The account of discipleship from call to martyrdom represents the most extreme variety of contexts and emotions which generally follow a “u” shape with high optimism at the beginning of the mission and again at the end with bewilderment before the Crucifixion and after the Resurrection part way down and the Good Friday events at the nadir. It is a pattern that we should always bear in mind when we have temporarily lost that sense of inner assurance and are feeling bewildered. We might, worse still, sometimes experience a radical separation from God, the spiritual equivalent of Good Friday. Good discipleship is not constituted in easy success and glowing testimonials but in perseverance in the knowledge that we will always be sustained by God no matter how we feel. If we look at the lives of the Apostles we can see that there is such a conformity of pattern that it has a compelling logic. We may not know how precisely many of them died but the traditions are reassuringly uniform: those called by Jesus might have experienced doubt but they were ultimately filled with the Holy Spirit so that they might bring the Good News and, ultimately, die as its glorious witnesses. We are hardly likely to die for our faith but our witness should be no less glorious; we are asked, perhaps, to be steadfast rather than heroic, to cheer the sick rather than to cure them, to give hope rather than inspiration to the weak; but we are still bringing the Good News.

Sometimes it is difficult to work out what is expected of us in a religious culture that seems equally to resent self doubt and self confidence. On the first point, we are somehow supposed to maintain an even tenor of faith, quite separate from our individual experience of God, of the varying quality of our personal relationship. The imperative for a kind of uniformity of response lies in the tendency to see God as a collection of doctrines—an ontological package constructed from largely Greek ideas—rather than thinking of god as a person with whom we have a relationship—a dialogue process derived largely from the Old Testament experience of the Chosen People—which is subject to variations for which we can not always adequately account. We describe the ontology and the dialogue as mysterious which then makes self confidence look suspect. The way to handle this set of contradictions is to recognise that one’s doubt is ultimately not in God but in oneself as a person coming to terms with the mysterious whereas any confidence we have arises from God’s grace. That may appear to cast us in a ‘no win’ situation but what it really does is to help us to understand our creaturely position. The problem of using the concept of mystery is that we are easily lulled into using ‘god talk’ in a very human way and into using talk about ourselves in a way that makes us more powerful than we are.

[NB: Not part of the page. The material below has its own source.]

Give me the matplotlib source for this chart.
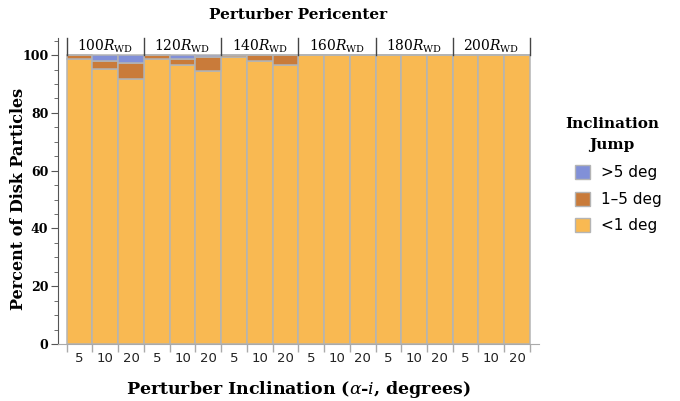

What we all dread is the nadir, the emptiness, the fear that the dialogue which has faltered and died will never be resumed. Again, it is easy to think ourselves into a ‘no win’ situation whereby we are at fault because the dialogue has stopped and we are powerless to resume it. Yet again, the way to think about this is in terms of our role as creatures. For Bartholemew the matter was much more direct, much less theological, as the contrast between the Master and the Disciple was sharp and real whereas we have to rely upon the working of the Holy Spirit within us. His presence would naturally lead alternately to feelings of inferiority and admiration, of dialogue faltering and springing back into life but it was a human drama whereas ours is much more tentative. Yet we need not falter but should take comfort from the passage from Acts, noting how the uncertainty of following even the concrete Jesus was replaced by utter conviction; Like Peter and his followers, teaching and healing, we are children of the Resurrection.

Starting Points for Sermons and Discussions:

  1. Bearing in mind the “U” shape from calling to Martyrdom, can you graphically depict the spiritual life in any other ways?
  2. Do the Bartholemew and Nathaniel stories fit together?
  3. Consider different aspects of self doubt and self confidence
  4. Consider the idea of God as an ontology package and a dialogue process
  5. Think of your own spiritual nadir or that of one of the saints.